_Prompt_. Please write out the lines of the data exactly, beginning with the first and ending with the line containing "const difficultyTicks = [0.4, 0.6, 0.8, 1]"; leave the pictures behind.
##########
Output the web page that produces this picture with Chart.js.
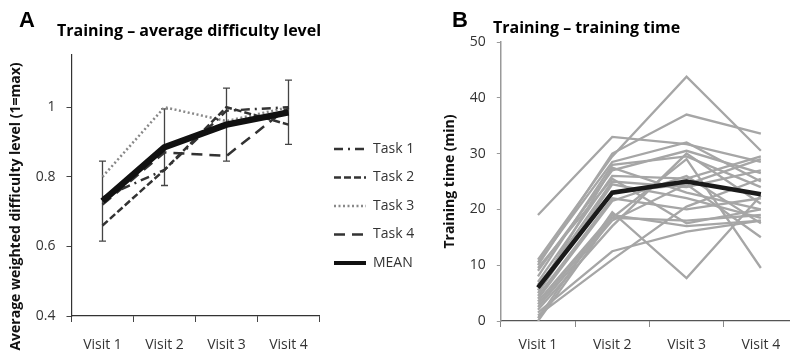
<!DOCTYPE html>
<html>
<head>
<meta charset="utf-8">
<script src="https://cdn.jsdelivr.net/npm/chart.js@4.4.1/dist/chart.umd.min.js"></script>
<style>
  html, body { margin:0; padding:0; background:#fff; overflow:hidden; width:790px; height:356px; }
  #panel-a { position:absolute; left:0; top:0; width:440px; height:356px; }
  #panel-b { position:absolute; left:440px; top:0; width:366px; height:356px; }
</style>
</head>
<body>
<div id="panel-a"><canvas id="chartA"></canvas></div>
<div id="panel-b"><canvas id="chartB"></canvas></div>
<script>
// Categories
const visits = ["Visit 1", "Visit 2", "Visit 3", "Visit 4"]

// Panel A - average difficulty level
const task1 = [0.74, 0.82, 0.99, 1.0]
const task2 = [0.66, 0.82, 1.0, 0.95]
const task3 = [0.80, 1.0, 0.96, 1.0]
const task4 = [0.72, 0.87, 0.86, 1.0]
const meanDifficulty = [0.73, 0.885, 0.95, 0.985]
const errLow = [0.615, 0.775, 0.845, 0.893]
const errHigh = [0.845, 0.995, 1.055, 1.078]
const difficultyTicks = [0.4, 0.6, 0.8, 1]

// Panel B - training time per subject (min)
const subjectTimes = [
    [19, 33, 31.7, 28.5],
    [11, 29.5, 43.8, 30.5],
    [10, 30, 37, 33.6],
    [10.5, 28.5, 32, 25],
    [9, 27, 30.5, 26.5],
    [8, 28, 29.5, 24],
    [7, 26, 25.5, 29.5],
    [6, 25, 24, 27],
    [5.5, 27.5, 23, 20],
    [5, 24.5, 22, 18.5],
    [4.5, 22, 20, 22],
    [4, 21.5, 26, 17.5],
    [3.5, 19, 17, 18],
    [3, 18.5, 18, 19],
    [2.5, 18, 24.5, 15],
    [2, 17, 30, 21],
    [1.5, 12.5, 16, 18],
    [1, 11, 20.5, 25.5],
    [0.5, 19.5, 7.7, 22.5],
    [0, 18.5, 29, 9.5],
    [6.5, 23, 24.5, 29],
    [9.5, 25.5, 17.5, 20]
]
const meanTime = [6, 23, 25, 22.7]
const timeTicks = [0, 10, 20, 30, 40, 50]

const FONT = "'Open Sans', sans-serif"
Chart.defaults.font.family = FONT
Chart.defaults.color = "#333"

// Error bars drawn from the low / high arrays
const errorBars = {
    id: "errorBars",
    beforeDatasetsDraw(chart, args, opts) {
        if (!opts.low) return
        const xs = chart.scales.x
        const ys = chart.scales.y
        const ctx = chart.ctx
        ctx.save()
        ctx.strokeStyle = opts.color
        ctx.lineWidth = opts.width
        for (let i = 0; i < opts.low.length; i++) {
            let px = xs.getPixelForValue(i)
            let yl = ys.getPixelForValue(opts.low[i])
            let yh = ys.getPixelForValue(opts.high[i])
            ctx.beginPath()
            ctx.moveTo(px, yl); ctx.lineTo(px, yh)
            ctx.moveTo(px - opts.cap, yl); ctx.lineTo(px + opts.cap, yl)
            ctx.moveTo(px - opts.cap, yh); ctx.lineTo(px + opts.cap, yh)
            ctx.stroke()
        }
        ctx.restore()
    }
}

// Panel letter and heading
const panelHeading = {
    id: "panelHeading",
    afterDraw(chart, args, opts) {
        const ctx = chart.ctx
        ctx.save()
        ctx.fillStyle = "#000"
        ctx.textBaseline = "alphabetic"
        ctx.font = "bold 22px 'Liberation Sans', Arial, sans-serif"
        ctx.fillText(opts.letter, opts.letterX, opts.letterY)
        ctx.font = "bold 16px " + FONT
        ctx.fillText(opts.text, opts.textX, opts.textY)
        ctx.restore()
    }
}

// Chart A
const taskStyles = [
    { label: "Task 1", data: task1, color: "#333", dash: [9, 5, 2, 5] },
    { label: "Task 2", data: task2, color: "#333", dash: [7, 3] },
    { label: "Task 3", data: task3, color: "#888", dash: [2, 2.5] },
    { label: "Task 4", data: task4, color: "#333", dash: [11, 7] }
]

let datasetsA = [{
    label: "MEAN",
    data: meanDifficulty,
    borderColor: "#111",
    borderWidth: 6.5,
    pointRadius: 0,
    borderJoinStyle: "round"
}]
for (let i = 0; i < taskStyles.length; i++) {
    let t = taskStyles[i]
    datasetsA.push({
        label: t.label,
        data: t.data,
        borderColor: t.color,
        borderWidth: 2.5,
        borderDash: t.dash,
        pointRadius: 0
    })
}

new Chart(document.getElementById("chartA"), {
    type: "line",
    data: { labels: visits, datasets: datasetsA },
    plugins: [errorBars, panelHeading],
    options: {
        responsive: true,
        maintainAspectRatio: false,
        animation: false,
        layout: { padding: { top: 55, left: 6, right: 16, bottom: 0 } },
        scales: {
            x: {
                offset: true,
                afterFit: function(scale) { scale.height = 40 },
                grid: { offset: true, drawOnChartArea: false, tickLength: 6, color: "#444", lineWidth: 1 },
                border: { color: "#333", width: 1.2 },
                ticks: { font: { size: 14 }, color: "#333", padding: 15, maxRotation: 0 }
            },
            y: {
                min: 0.4,
                max: 1.15,
                afterBuildTicks: function(scale) {
                    scale.ticks = difficultyTicks.map(v => ({ value: v }))
                },
                grid: { drawOnChartArea: false, tickLength: 5, color: "#444" },
                border: { color: "#333", width: 1.2 },
                ticks: {
                    font: { size: 14 }, color: "#333", padding: 11,
                    callback: v => String(+v.toFixed(2))
                },
                title: {
                    display: true,
                    text: "Average weighted difficulty level (1=max)\u2002\u2002\u2002\u2002\u2002\u2002",
                    font: { size: 14, weight: "bold" },
                    color: "#111",
                    padding: { top: 2, bottom: 0 }
                }
            }
        },
        plugins: {
            legend: {
                position: "right",
                fullSize: false,
                title: { display: true, text: " ", font: { size: 10 }, padding: { top: 14.5, bottom: 14.5 } },
                labels: {
                    usePointStyle: true,
                    pointStyleWidth: 32,
                    padding: 14.5,
                    font: { size: 14 },
                    color: "#333",
                    generateLabels: function(chart) {
                        let items = []
                        for (let i = 0; i < taskStyles.length; i++) {
                            items.push({
                                text: taskStyles[i].label,
                                strokeStyle: taskStyles[i].color,
                                fillStyle: taskStyles[i].color,
                                lineWidth: 2.5,
                                lineDash: taskStyles[i].dash,
                                pointStyle: "line",
                                datasetIndex: i + 1
                            })
                        }
                        items.push({
                            text: "MEAN",
                            strokeStyle: "#111",
                            fillStyle: "#111",
                            lineWidth: 4,
                            lineDash: [],
                            pointStyle: "line",
                            datasetIndex: 0
                        })
                        return items
                    }
                }
            },
            tooltip: { enabled: false },
            errorBars: { low: errLow, high: errHigh, color: "#444", width: 1.3, cap: 3.5 },
            panelHeading: { letter: "A", letterX: 19, letterY: 27, text: "Training \u2013 average difficulty level", textX: 57, textY: 36 }
        }
    }
})

// Chart B
let datasetsB = [{
    label: "Mean",
    data: meanTime,
    borderColor: "#1a1a1a",
    borderWidth: 4.5,
    pointRadius: 0
}]
for (let i = 0; i < subjectTimes.length; i++) {
    datasetsB.push({
        label: "Subject " + (i + 1),
        data: subjectTimes[i],
        borderColor: "#a6a6a6",
        borderWidth: 2.3,
        pointRadius: 0
    })
}

new Chart(document.getElementById("chartB"), {
    type: "line",
    data: { labels: visits, datasets: datasetsB },
    plugins: [panelHeading],
    options: {
        responsive: true,
        maintainAspectRatio: false,
        animation: false,
        layout: { padding: { top: 42, left: 0, right: 8, bottom: 0 } },
        scales: {
            x: {
                offset: true,
                afterFit: function(scale) { scale.height = 35 },
                grid: { offset: true, drawOnChartArea: false, tickLength: 6, color: "#888" },
                border: { color: "#555", width: 1.2 },
                ticks: { font: { size: 14 }, color: "#333", padding: 10, maxRotation: 0 }
            },
            y: {
                min: 0,
                max: 50,
                afterBuildTicks: function(scale) {
                    scale.ticks = timeTicks.map(v => ({ value: v }))
                },
                grid: { drawOnChartArea: false, tickLength: 4, color: "#999" },
                border: { color: "#999", width: 1.5 },
                ticks: { font: { size: 14 }, color: "#333", padding: 11 },
                title: {
                    display: true,
                    text: "Training time (min)",
                    font: { size: 14, weight: "bold" },
                    color: "#111",
                    padding: { top: 2, bottom: 0 }
                }
            }
        },
        plugins: {
            legend: { display: false },
            tooltip: { enabled: false },
            panelHeading: { letter: "B", letterX: 12, letterY: 27, text: "Training \u2013 training time", textX: 53, textY: 33 }
        }
    }
})
</script>
</body>
</html>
##########
_Output for this task_.
Output the web page that produces this picture with Chart.js.
<!DOCTYPE html>
<html>
<head>
<meta charset="utf-8">
<script src="https://cdn.jsdelivr.net/npm/chart.js@4.4.1/dist/chart.umd.min.js"></script>
<style>
  html, body { margin:0; padding:0; background:#fff; overflow:hidden; width:790px; height:356px; }
  #panel-a { position:absolute; left:0; top:0; width:440px; height:356px; }
  #panel-b { position:absolute; left:440px; top:0; width:366px; height:356px; }
</style>
</head>
<body>
<div id="panel-a"><canvas id="chartA"></canvas></div>
<div id="panel-b"><canvas id="chartB"></canvas></div>
<script>
// Categories
const visits = ["Visit 1", "Visit 2", "Visit 3", "Visit 4"]

// Panel A - average difficulty level
const task1 = [0.74, 0.82, 0.99, 1.0]
const task2 = [0.66, 0.82, 1.0, 0.95]
const task3 = [0.80, 1.0, 0.96, 1.0]
const task4 = [0.72, 0.87, 0.86, 1.0]
const meanDifficulty = [0.73, 0.885, 0.95, 0.985]
const errLow = [0.615, 0.775, 0.845, 0.893]
const errHigh = [0.845, 0.995, 1.055, 1.078]
const difficultyTicks = [0.4, 0.6, 0.8, 1]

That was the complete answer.